Originally posted by Jon Holdman:
Banks use the formula:

net rental income = (75% * rent) - piti

By that formula, you need the rent to be about one third more than PITI to be break even.

If you were to buy a house with an OO loan, live there for a few years then rent it out you're probably OK even though the loan was written as an OO loan. Investments loans will have additional clauses in them and will have a higher interest rate. I'm sure numerous people have claimed they're going to occupy a house when their real plan was to rent it right away. That's fraud, plain and simple. You're misrepresenting your intentions to the lender. Can you get away with it? Maybe. Will there be consequences if the lender finds out? Maybe.

If you do go down this route, be sure to change your insurance to landlord insurance rather than homeowners.

Does the insurance company notify the lender if the owner switches to a dwelling fire policy? (I seem to remember that the insurance carrier does make contact if the name of the person on the policy changes).

If so, you would be taking the chance of the lender finding out, or taking a chance on the insurance not paying out if something happens with a renter and it's still on an OO policy.

I have a feeling this will be a much bigger issue once the interest rates start going up and mortgage companies want to get out of these lower interest rate mortgages that are locked in for 30 years.

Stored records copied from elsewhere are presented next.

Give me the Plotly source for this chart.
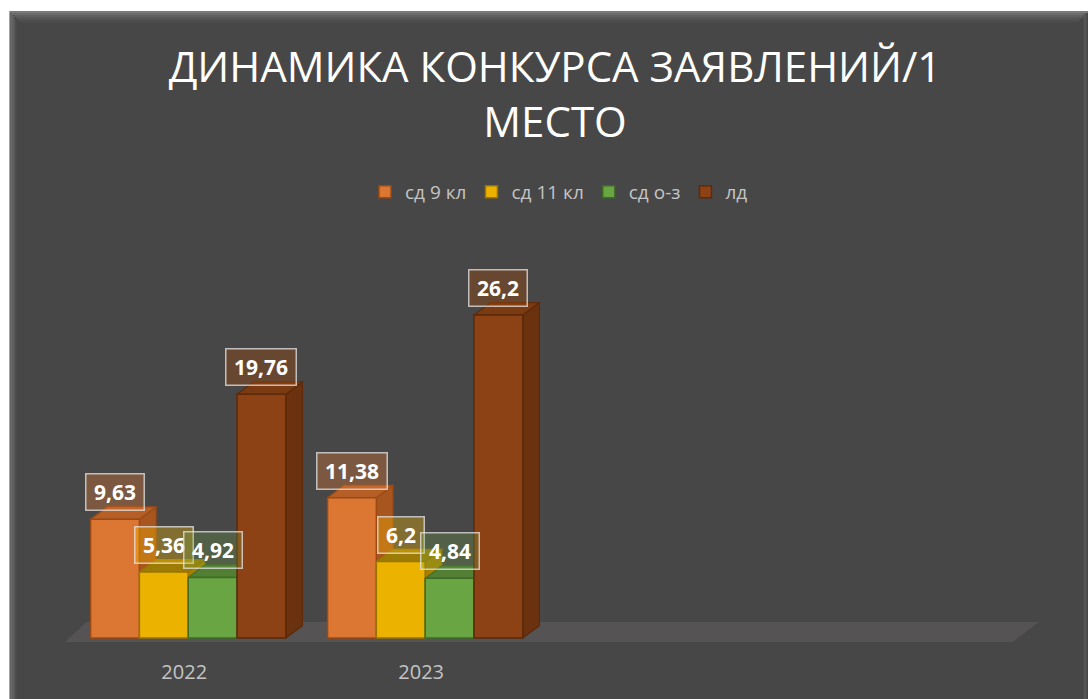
import plotly.graph_objects as go

# ---------------- data ----------------
years = ["2022", "2023"]
series_names = ["сд 9 кл", "сд 11 кл", "сд о-з", "лд"]
sd9 = [9.63, 11.38]
sd11 = [5.36, 6.2]
sd_oz = [4.92, 4.84]
ld = [19.76, 26.2]
label_texts = [["9,63", "11,38"], ["5,36", "6,2"], ["4,92", "4,84"], ["19,76", "26,2"]]

# ---------------- styles ----------------
front = ["#DB7633", "#EBB300", "#6AA543", "#8C4214"]
side = ["#A8561F", "#A88000", "#4B7A2E", "#6B3210"]
top = ["#B55F27", "#9C7C06", "#537F35", "#7A3A12"]
edge = ["#9C4A14", "#9A7400", "#3F6B26", "#5E2A0A"]
label_bg = ["rgba(237,125,49,0.32)", "rgba(255,192,0,0.32)",
            "rgba(112,173,71,0.25)", "rgba(158,72,14,0.38)"]

W, H = 1088, 699
L, R, T, B = 65, 42, 268, 56
XR = [-0.52, 3.62]
YR = [-0.4, 30]
plot_w = W - L - R
plot_h = H - T - B


def px_x(p):
    return (p - L) / plot_w


def px_y(p):
    return 1 - (p - T) / plot_h


bargap = 0.176
w = (1 - bargap) / 4
dx, dy = 0.07, 1.0

xs = [0, 1]
all_series = [sd9, sd11, sd_oz, ld]

fig = go.Figure()
for i, vals in enumerate(all_series):
    fig.add_trace(go.Bar(
        x=xs, y=vals, name=series_names[i],
        marker=dict(color=front[i], line=dict(color=edge[i], width=1.5)),
        hoverinfo="skip",
    ))

shapes = []
# floor
shapes.append(dict(type="path", xref="x", yref="y", layer="below",
                   path=f"M -0.52,-0.32 L 3.48,-0.32 L 3.59,1.3 L -0.43,1.3 Z",
                   fillcolor="#555354", line=dict(width=0)))

annotations = []
for gi, x0 in enumerate(xs):
    for i, vals in enumerate(all_series):
        v = vals[gi]
        xl = x0 + (i - 2) * w
        xr = xl + w
        # side face
        shapes.append(dict(type="path", xref="x", yref="y", layer="below",
                           path=f"M {xr},0 L {xr+dx},{dy} L {xr+dx},{v+dy} L {xr},{v} Z",
                           fillcolor=side[i], line=dict(color=edge[i], width=1.2)))
        # top face
        shapes.append(dict(type="path", xref="x", yref="y", layer="below",
                           path=f"M {xl},{v} L {xl+dx},{v+dy} L {xr+dx},{v+dy} L {xr},{v} Z",
                           fillcolor=top[i], line=dict(color=edge[i], width=1.2)))
        txt = label_texts[i][gi]
        annotations.append(dict(
            x=(xl + xr) / 2, y=v, xref="x", yref="y",
            text=f"<b>{txt}</b>", showarrow=False,
            yshift=27, yanchor="middle", xanchor="center",
            width=12 * len(txt) + 1, height=27,
            font=dict(family="Open Sans", size=21, color="white"),
            bgcolor=label_bg[i], bordercolor="rgba(230,230,230,0.75)",
            borderwidth=1.5, borderpad=4,
        ))

# white margin outside the panel (top and left)
shapes.append(dict(type="rect", xref="paper", yref="paper", layer="above",
                   x0=px_x(0), x1=px_x(W), y0=px_y(0), y1=px_y(11),
                   fillcolor="white", line=dict(width=0)))
shapes.append(dict(type="rect", xref="paper", yref="paper", layer="above",
                   x0=px_x(0), x1=px_x(9.5), y0=px_y(0), y1=px_y(H),
                   fillcolor="white", line=dict(width=0)))
# bevel on panel edges
bevel_cols = ["#7a7a7a", "#6c6c6c", "#606060", "#575757", "#505050", "#4b4b4b"]
for k, c in enumerate(bevel_cols):
    shapes.append(dict(type="line", xref="paper", yref="paper", layer="below",
                       x0=px_x(10 + 2 * k), x1=px_x(W - 2 * k), y0=px_y(12 + 2 * k), y1=px_y(12 + 2 * k),
                       line=dict(color=c, width=2)))
    shapes.append(dict(type="line", xref="paper", yref="paper", layer="below",
                       x0=px_x(11 + 1.2 * k), x1=px_x(11 + 1.2 * k), y0=px_y(12 + 2 * k), y1=px_y(H),
                       line=dict(color=c, width=1.2)))
shapes.append(dict(type="line", xref="paper", yref="paper", layer="below",
                   x0=px_x(1085), x1=px_x(1085), y0=px_y(14), y1=px_y(H),
                   line=dict(color="#555555", width=3)))

fig.update_layout(
    width=W, height=H,
    margin=dict(l=L, r=R, t=T, b=B, pad=0),
    paper_bgcolor="#474747",
    plot_bgcolor="rgba(0,0,0,0)",
    barmode="group", bargap=bargap, bargroupgap=0,
    title=dict(
        text="ДИНАМИКА КОНКУРСА ЗАЯВЛЕНИЙ/1<br>МЕСТО",
        x=555 / W, xanchor="center", xref="container",
        y=1 - 82 / H, yanchor="middle", yref="container",
        font=dict(family="Open Sans", size=42, color="white"),
    ),
    legend=dict(
        orientation="h", x=559 / W, xanchor="center", xref="container",
        y=1 - 192 / H, yanchor="middle", yref="container",
        font=dict(family="Open Sans", size=19, color="#c4c4c4"),
        bgcolor="rgba(0,0,0,0)", itemclick=False, itemdoubleclick=False,
    ),
    xaxis=dict(
        range=XR, tickvals=xs, ticktext=years, showgrid=False, zeroline=False,
        showline=False, ticks="", ticklabelstandoff=15, ticklabelshift=-4,
        tickfont=dict(family="Open Sans", size=20, color="#c4c4c4"), fixedrange=True,
    ),
    yaxis=dict(range=YR, visible=False, showgrid=False, zeroline=False, fixedrange=True),
    shapes=shapes,
    annotations=annotations,
    showlegend=True,
)

fig.write_html("out.html", config={"displayModeBar": False},
               post_script="document.body.style.margin='0px';")
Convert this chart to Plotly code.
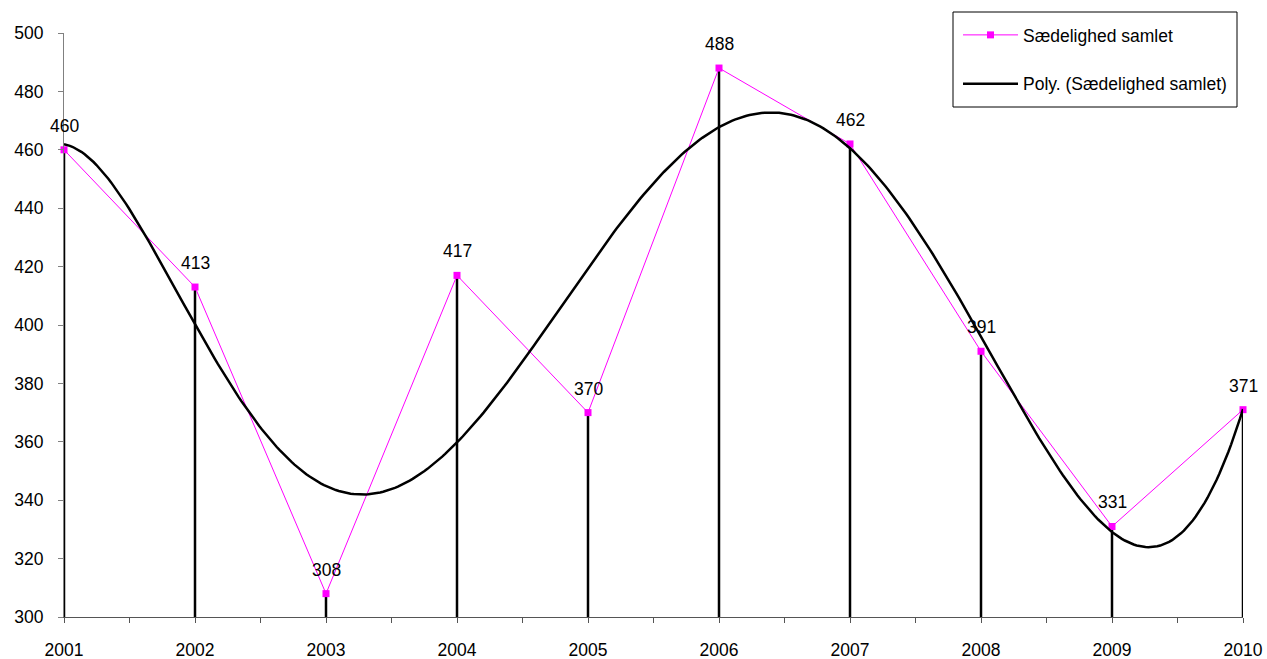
import numpy as np
import plotly.graph_objects as go

years = [2001, 2002, 2003, 2004, 2005, 2006, 2007, 2008, 2009, 2010]
values = [460, 413, 308, 417, 370, 488, 462, 391, 331, 371]
y_ticks = [300, 320, 340, 360, 380, 400, 420, 440, 460, 480, 500]
series_name = "Sædelighed samlet"
trend_name = "Poly. (Sædelighed samlet)"
poly_order = 6

FONT = "Liberation Sans, Arial"
FS = 17.5
W, H = 1267, 659
ML, MR, MT, MB = 64, 24, 33, 42
PW, PH = W - ML - MR, H - MT - MB

xs = np.array(years, dtype=float)
ys = np.array(values, dtype=float)
coef = np.polyfit(xs - xs[0], ys, poly_order)
xf = np.linspace(xs[0], xs[-1], 400)
yf = np.polyval(coef, xf - xs[0])

drop_x, drop_y = [], []
for x, v in zip(years, values):
    drop_x += [x, x, None]
    drop_y += [y_ticks[0], v, None]

fig = go.Figure()
fig.add_trace(go.Scatter(x=drop_x, y=drop_y, mode="lines",
                         line=dict(color="black", width=2.5),
                         showlegend=False, hoverinfo="skip", cliponaxis=False))
fig.add_trace(go.Scatter(x=years, y=values, mode="lines+markers",
                         name=series_name, legendgroup="a",
                         line=dict(color="#FF00FF", width=1),
                         marker=dict(symbol="square", size=7, color="#FF00FF"),
                         cliponaxis=False))
fig.add_trace(go.Scatter(x=xf, y=yf, mode="lines", name=trend_name, legendgroup="b",
                         line=dict(color="black", width=2.5), cliponaxis=False))

for x, v in zip(years, values):
    fig.add_annotation(x=x, y=v, text=str(v), showarrow=False, yshift=24,
                       font=dict(family=FONT, size=FS, color="black"))

# legend frame (page pixels 953..1237 x 12..107)
fig.add_shape(type="rect", xref="paper", yref="paper",
              x0=(953 - ML) / PW, x1=(1237 - ML) / PW,
              y0=(H - MB - 107) / PH, y1=(H - MB - 12) / PH,
              line=dict(color="black", width=1), fillcolor="rgba(0,0,0,0)")

fig.update_layout(
    width=W, height=H,
    margin=dict(l=ML, r=MR, t=MT, b=MB, autoexpand=False),
    plot_bgcolor="white", paper_bgcolor="white",
    font=dict(family=FONT, size=FS, color="black"),
    legend=dict(xref="container", yref="container", x=958 / W, y=1 - 17 / H,
                xanchor="left", yanchor="top",
                borderwidth=0, bgcolor="rgba(0,0,0,0)",
                tracegroupgap=23, font=dict(size=FS), itemwidth=55,
                traceorder="grouped"),
    xaxis=dict(range=[2001, 2010], tickvals=years, ticktext=[str(y) for y in years],
               showgrid=False, zeroline=False, showline=True, linecolor="#555555",
               ticks="outside", ticklen=5, tickcolor="#555555", automargin=False,
               minor=dict(dtick=0.5, ticks="outside", ticklen=5, tickcolor="#555555", showgrid=False),
               tickfont=dict(size=FS), ticklabelstandoff=12),
    yaxis=dict(range=[300, 500], tickvals=y_ticks, showgrid=False, zeroline=False,
               showline=True, linecolor="#808080", ticks="outside", ticklen=5, automargin=False,
               tickcolor="#808080", tickfont=dict(size=FS), ticklabelstandoff=11),
)
fig.write_html("out.html", config={"displayModeBar": False},
               post_script="document.body.style.margin='0';document.body.style.overflow='hidden';")
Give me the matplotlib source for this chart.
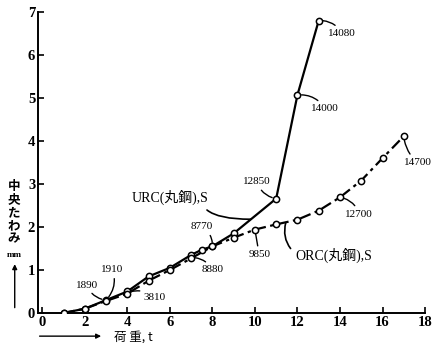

At least try to get below 80-75% LTV so if something happens, you can quickly refinance the loan. I have a property that is owner occupied financing but I did live in the property for over a year and I am around 65% LTV so if anything happened, I could quickly refinance if need be. Heck, if these interest rates continue at this trajectory, I might be refinancing again anyway.

The best route would to be upfront and honest with your mortgage banker even if your situation changes.